- **WHAT IS ASKED**: Retype the opening lines of the data exactly, stopping after the line that contains "plt.rcParams['font.family'] = ['Liberation". Skip every picture.

Extracted records:
_ _ _ _
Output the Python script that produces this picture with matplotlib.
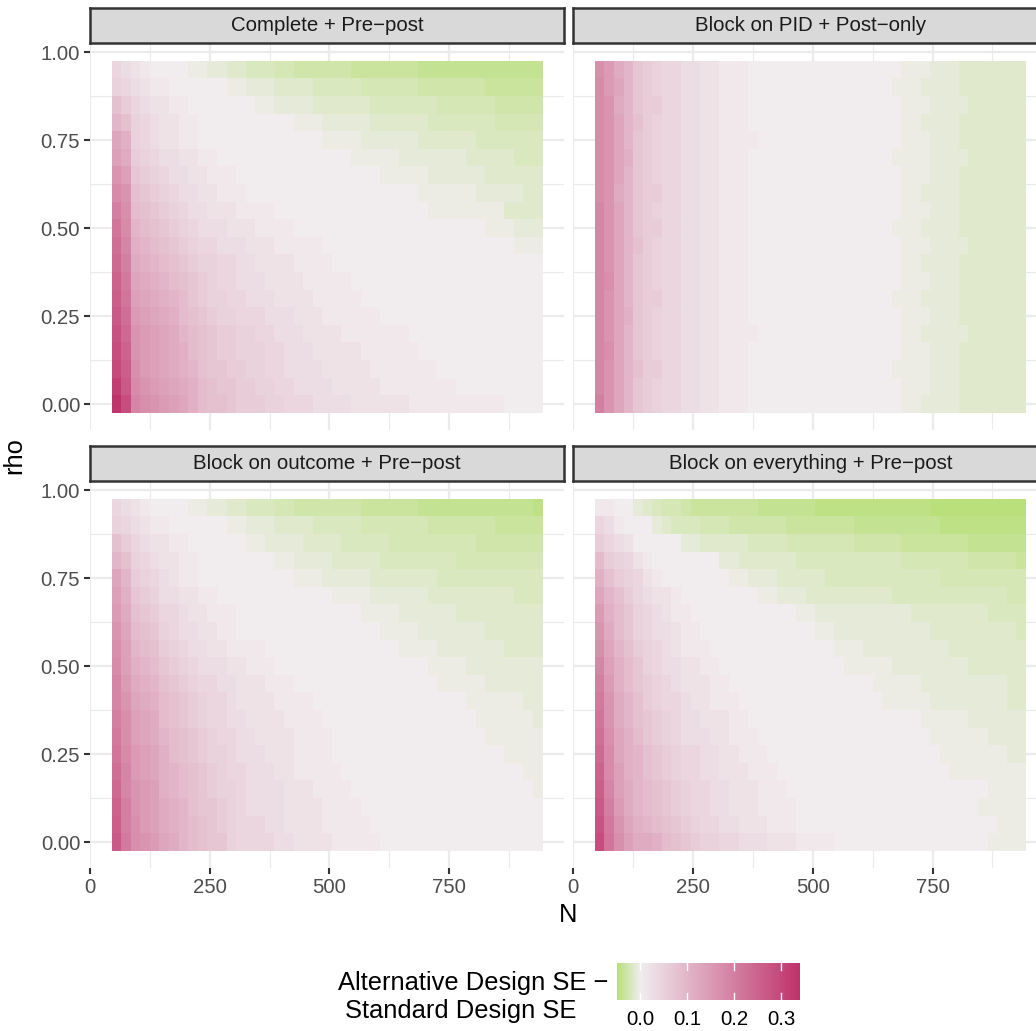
import numpy as np
import matplotlib
matplotlib.use("Agg")
import matplotlib.pyplot as plt
from matplotlib.colors import LinearSegmentedColormap, TwoSlopeNorm
from matplotlib.ticker import MultipleLocator, FormatStrFormatter

plt.rcParams['font.family'] = ['Liberation Sans', 'DejaVu Sans']

# tile centres
n_values = [55, 75, 95, 115, 135, 155, 175, 195, 215, 235, 255, 275, 295, 315, 335,
            355, 375, 395, 415, 435, 455, 475, 495, 515, 535, 555, 575, 595, 615, 635,
            655, 675, 695, 715, 735, 755, 775, 795, 815, 835, 855, 875, 895, 915, 935]
rho_values = [0.00, 0.05, 0.10, 0.15, 0.20, 0.25, 0.30, 0.35, 0.40, 0.45,
              0.50, 0.55, 0.60, 0.65, 0.70, 0.75, 0.80, 0.85, 0.90, 0.95]

panel_titles = ["Complete + Pre\u2212post", "Block on PID + Post\u2212only",
                "Block on outcome + Pre\u2212post", "Block on everything + Pre\u2212post"]

# SE differences, one string per row, first row = rho 0.95
# '0'..'9','A'..'Z' -> 0.00 .. 0.35 (steps of 0.01), 'a'..'j' -> -0.005 .. -0.05
POS = "0123456789ABCDEFGHIJKLMNOPQRSTUVWXYZ"
NEG = "abcdefghij"

complete_prepost = [
    "43210 000aa bbccd ddeef fffff ggggg gghhh hhhhh hhhhh",
    "54321 10000 00aab bbccc cdddd deeee eefff ffffg ggggg",
    "86432 21100 00000 aabbb bcccc ccddd dddde eeeee fffff",
    "A8543 22110 00000 0000a aabbb bbccc cccdd ddddd eeeee",
    "DB543 22110 00000 00000 00aaa abbbb bbccc cccdd ddddd",
    "EC654 33221 10000 00000 00000 aaaaa bbbbb bbccc ccddd",
    "GE765 43322 11100 00000 00000 000aa aaabb bbbbc ccccc",
    "IG876 54332 21110 00000 00000 00000 00aaa aaabb bbbcc",
    "KH987 65433 22211 11000 00000 00000 000aa aaaaa acccc",
    "MIA98 76543 33222 11110 00000 00000 00000 0000a aabbb",
    "NJBA9 87654 43332 22111 11000 00000 00000 00000 00aaa",
    "OKCBA 98765 54433 22221 11100 00000 00000 00000 00000",
    "PLDCB A9876 54433 32222 11111 00000 00000 00000 00000",
    "QMEDC BA976 55443 33222 21111 10000 00000 00000 00000",
    "RNFED CB987 65544 43332 22111 11100 00000 00000 00000",
    "SOGFE DCA98 76655 44333 22221 11111 10000 00000 00000",
    "TPGFE DCB98 76655 54433 32222 21111 11000 00000 00000",
    "UQHFE DCBA8 77665 54433 33222 22111 11110 00000 00000",
    "WRIGF EDCB9 87766 55443 33322 22211 11111 10000 00000",
    "YTJHG FEDB9 88766 65544 43333 22222 21111 11111 10000",
]

pid_postonly = [
    "HFCA7 65443 32211 10000 00000 00000 00aaa bbbcc ccccc",
    "IFDA7 65443 32211 10000 00000 00000 0aaab bbbcc ccccc",
    "IGCA7 66443 32211 10000 00000 00000 00aaa bbbbc ccccc",
    "IGDA8 65443 32211 10000 00000 00000 00aab bbbcc ccccc",
    "IGDA7 65443 32211 11000 00000 00000 00aaa bbbcc ccccc",
    "IGDB7 65443 32211 10000 00000 00000 0aaaa bbbbc ccccc",
    "IGDA7 65443 32211 10000 00000 00000 00aaa bbbcc ccccc",
    "IGCA7 66443 32211 10000 00000 00000 00aab bbbcc ccccc",
    "JGDA7 65443 32211 10000 00000 00000 00aaa bbbcc ccccc",
    "JGDA7 66443 32211 10000 00000 00000 0aaab bbbcc ccccc",
    "JGDA8 65443 32211 10000 00000 00000 00aaa bbbbc ccccc",
    "JGDA7 65443 32211 10000 00000 00000 00aab bbbcc ccccc",
    "JHDA7 65443 32211 10000 00000 00000 00aaa bbbcc ccccc",
    "JGDA7 66443 32211 10000 00000 00000 0aaab bbbcc ccccc",
    "JGDB7 65443 32211 10000 00000 00000 00aaa bbbcc ccccc",
    "JGDA7 65443 32211 11000 00000 00000 00aab bbbbc ccccc",
    "JHDA7 65443 32211 10000 00000 00000 00aaa bbbcc ccccc",
    "JGDA8 66443 32211 10000 00000 00000 0aaaa bbbcc ccccc",
    "JGDA7 65443 32211 10000 00000 00000 00aaa bbbcc ccccc",
    "KGDA7 65443 32211 10000 00000 00000 00aab bbbcc ccccc",
]

outcome_prepost = [
    "43210 000aa bbccd ddeef fffff fgggg gghhh hhhhh hhhhi",
    "54321 10000 00aab bbccc cdddd deeee eeeff fffff ggggg",
    "86432 21100 0000a abbbb ccccd dddde eeeee eeeff fffff",
    "A8543 22110 00000 00aab bbbcc cccdd ddddd deeee eeeee",
    "DA654 32110 00000 0000a aabbb bbccc ccccd ddddd ddddd",
    "EB765 33221 10000 00000 000aa aabbb bbbcc ccccc ccddd",
    "FC876 44322 11100 00000 00000 0aaaa bbbbb bcccc ccccc",
    "GD987 54332 21100 00000 00000 000aa aabbb bbbbc ccccc",
    "HEA98 65433 22111 10000 00000 00000 aaaab bbbbb bcccc",
    "IEBA9 76543 33221 11000 00000 00000 000aa aabbb bbbbb",
    "JFCBA 87654 43322 21110 00000 00000 0000a aaaab bbbbb",
    "JGDCB 98765 44322 22111 10000 00000 00000 00aaa aaabb",
    "KHEDC 98765 44332 22211 11000 00000 00000 000aa aaaab",
    "LHEDC A9876 54433 22221 11100 00000 00000 0000a aaaaa",
    "MIFED B9876 55433 32221 11100 00000 00000 00000 0aaaa",
    "NJFED BA987 65443 33221 11110 00000 00000 00000 000aa",
    "OJGFE BA987 65543 33322 21111 00000 00000 00000 0000a",
    "PKGFE CBA87 76543 33322 22111 10000 00000 00000 00000",
    "QKHFE CBA98 76544 43322 22111 11000 00000 00000 00000",
    "RLHGF DCA98 77544 44332 22211 11100 00000 00000 00000",
]

everything_prepost = [
    "1100b cdeef ggggg gghhh hhhii iiiii iiiii jjjjj jjjjj",
    "43100 0bcdd deeef fffff ggggg gghhh hhhhh hiiii iiiii",
    "64320 0000b bcccc cdddd eeeee eefff ffggg ggggh hhhhh",
    "96542 10000 000bb ccccc cdddd ddddd ddeee eeeef ffffg",
    "B8654 21000 0000a abbbc ccccd ddddd ddddd deeee eeeee",
    "DA864 32210 00000 00aab bbccc ccccc cdddd ddddd dddee",
    "FB975 43211 00000 00000 0aabb bbbbb bbbcc ccccc cdddd",
    "GC975 43321 10000 00000 000aa bbbbb bbbbb ccccc ccccd",
    "HDA86 54321 11000 00000 00000 aaabb bbbbb bbccc ccccc",
    "JEB97 54332 21100 00000 00000 0aaaa abbbb bbbbc ccccc",
    "KFB97 65432 22110 00000 00000 0000a aaaab bbbbb bbbcc",
    "LGCA8 65443 22111 00000 00000 00000 aaaaa bbbbb bbbcc",
    "MGCA8 76543 32221 10000 00000 00000 0000a aaaab bbbbb",
    "NHDB9 76543 33221 11000 00000 00000 00000 aaaaa abbbb",
    "OIDBA 87654 43322 11100 00000 00000 00000 0aaaa aaabb",
    "PIEBA 87654 43322 21110 00000 00000 00000 00aaa aaaaa",
    "QJECA 98765 44332 22111 00000 00000 00000 00000 0aaaa",
    "RKFCA 98765 44332 22111 10000 00000 00000 00000 aaaaa",
    "SLGDB A9876 54433 22211 10000 00000 00000 00000 00aaa",
    "TMHEC CB987 65544 33322 21111 00000 00000 00000 0aaaa",
]


def decode(rows):
    grid = []
    for row in rows[::-1]:          # flip so that rho goes upwards
        row = row.replace(" ", "")
        assert len(row) == len(n_values), row
        grid.append([POS.index(c) / 100 if c in POS else -(NEG.index(c) + 1) / 200
                     for c in row])
    return np.array(grid)


grids = [decode(p) for p in (complete_prepost, pid_postonly, outcome_prepost, everything_prepost)]
vmin = min(g.min() for g in grids)
vmax = max(g.max() for g in grids)

cmap = LinearSegmentedColormap.from_list("se_diff", ["#b9e07b", "#f1edef", "#bf336b"])
norm = TwoSlopeNorm(vmin=vmin, vcenter=0.0, vmax=vmax)

# tile edges
n = np.array(n_values, dtype=float)
r = np.array(rho_values)
x_edges = np.append(n - 10, n[-1] + 10)
y_edges = np.append(r - 0.025, r[-1] + 0.025)
x_pad = 0.05 * (x_edges[-1] - x_edges[0])
y_pad = 0.05 * (y_edges[-1] - y_edges[0])

W, H = 1036, 1031
fig = plt.figure(figsize=(W / 100, H / 100), dpi=100)


def px_rect(x0, y_top, x1, y_bot):
    return [x0 / W, (H - y_bot) / H, (x1 - x0) / W, (y_bot - y_top) / H]


panel_w, panel_h, strip_h = 474.2, 387.2, 35
col_x = [90, 573.3]
row_y = [43.2, 481.2]

for i, (title, grid) in enumerate(zip(panel_titles, grids)):
    row, col = divmod(i, 2)
    x0, y0 = col_x[col], row_y[row]
    ax = fig.add_axes(px_rect(x0, y0, x0 + panel_w, y0 + panel_h))
    ax.pcolormesh(x_edges, y_edges, grid, cmap=cmap, norm=norm,
                  shading='flat', antialiased=False, linewidth=0)
    ax.set_xlim(x_edges[0] - x_pad, x_edges[-1] + x_pad)
    ax.set_ylim(y_edges[0] - y_pad, y_edges[-1] + y_pad)
    ax.xaxis.set_major_locator(MultipleLocator(250))
    ax.xaxis.set_minor_locator(MultipleLocator(125))
    ax.yaxis.set_major_locator(MultipleLocator(0.25))
    ax.yaxis.set_minor_locator(MultipleLocator(0.125))
    ax.yaxis.set_major_formatter(FormatStrFormatter('%.2f'))
    ax.set_axisbelow(True)
    ax.grid(which='major', color='#ebebeb', linewidth=1.6)
    ax.grid(which='minor', color='#ebebeb', linewidth=0.8)
    for s in ax.spines.values():
        s.set_visible(False)
    ax.tick_params(which='minor', length=0)
    ax.tick_params(which='major', length=4.1, width=1.5, color='#333333',
                   labelcolor='#4d4d4d', labelsize=14.7, pad=3)
    ax.tick_params(axis='x', bottom=(row == 1), labelbottom=(row == 1))
    ax.tick_params(axis='y', left=(col == 0), labelleft=(col == 0))

    # facet strip
    sax = fig.add_axes(px_rect(x0, y0 - strip_h, x0 + panel_w, y0))
    sax.set_facecolor('#d9d9d9')
    sax.set_xticks([])
    sax.set_yticks([])
    for s in sax.spines.values():
        s.set_color('#333333')
        s.set_linewidth(1.8)
    sax.text(0.5, 0.5, title, ha='center', va='center', fontsize=14.7,
             color='#1a1a1a', transform=sax.transAxes)

fig.text(14 / W, 1 - 455.8 / H, "rho", rotation=90, ha='center', va='center', fontsize=18.4)
fig.text(568.5 / W, 1 - 915 / H, "N", ha='center', va='center', fontsize=18.4)

# colour bar legend
cax = fig.add_axes(px_rect(617, 963, 800, 1000))
grad = np.linspace(vmin, vmax, 300)
cax.imshow(grad[None, :], aspect='auto', cmap=cmap, norm=norm,
           extent=(vmin, vmax, 0, 1), interpolation='bilinear')
cax.set_xlim(vmin, vmax)
cax.set_ylim(0, 1)
cax.axis('off')
for t in [0.0, 0.1, 0.2, 0.3]:
    cax.plot([t, t], [0, 0.2], color='white', linewidth=1)
    cax.plot([t, t], [0.8, 1], color='white', linewidth=1)
    cax.text(t, -0.54, f"{t:.1f}", ha='center', va='center', fontsize=14.7,
             color='black', clip_on=False)

fig.text(338 / W, 1 - 983 / H, "Alternative Design SE \u2212", ha='left', va='center', fontsize=18.4)
fig.text(345 / W, 1 - 1011 / H, "Standard Design SE", ha='left', va='center', fontsize=18.4)

fig.savefig("out.png", dpi=100)
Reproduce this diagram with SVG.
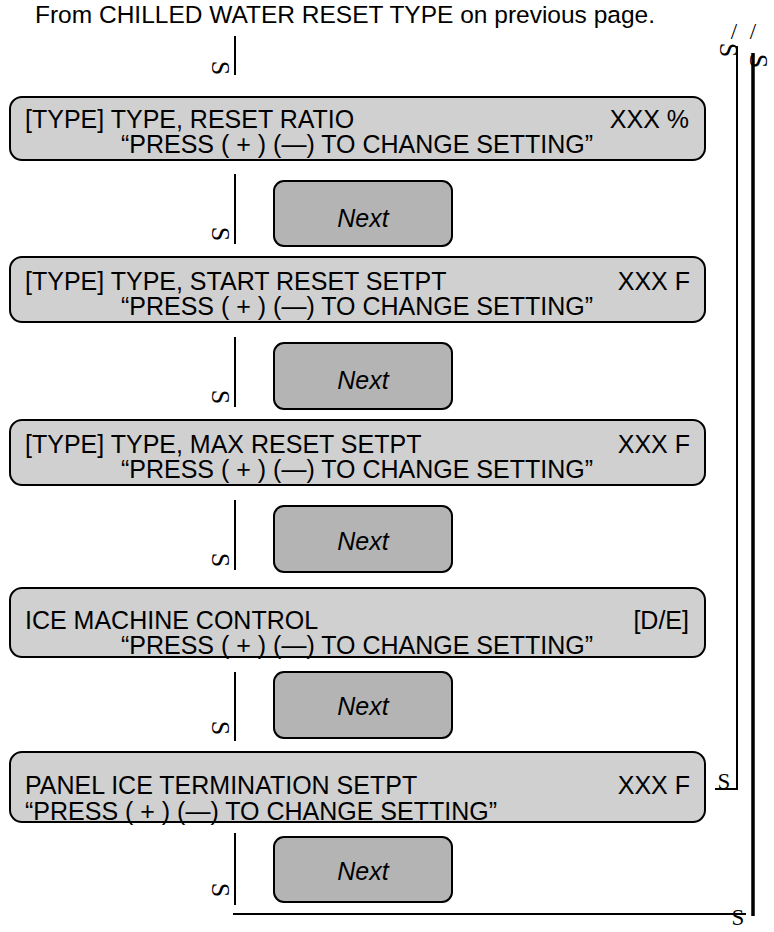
_ _ _ _
- **ANSWER TO THE PROBLEM**:
Output the Python script that produces this picture with matplotlib.
import numpy as np
import matplotlib
matplotlib.use("Agg")
import matplotlib.pyplot as plt
from matplotlib.colors import LinearSegmentedColormap, TwoSlopeNorm
from matplotlib.ticker import MultipleLocator, FormatStrFormatter

plt.rcParams['font.family'] = ['Liberation Sans', 'DejaVu Sans']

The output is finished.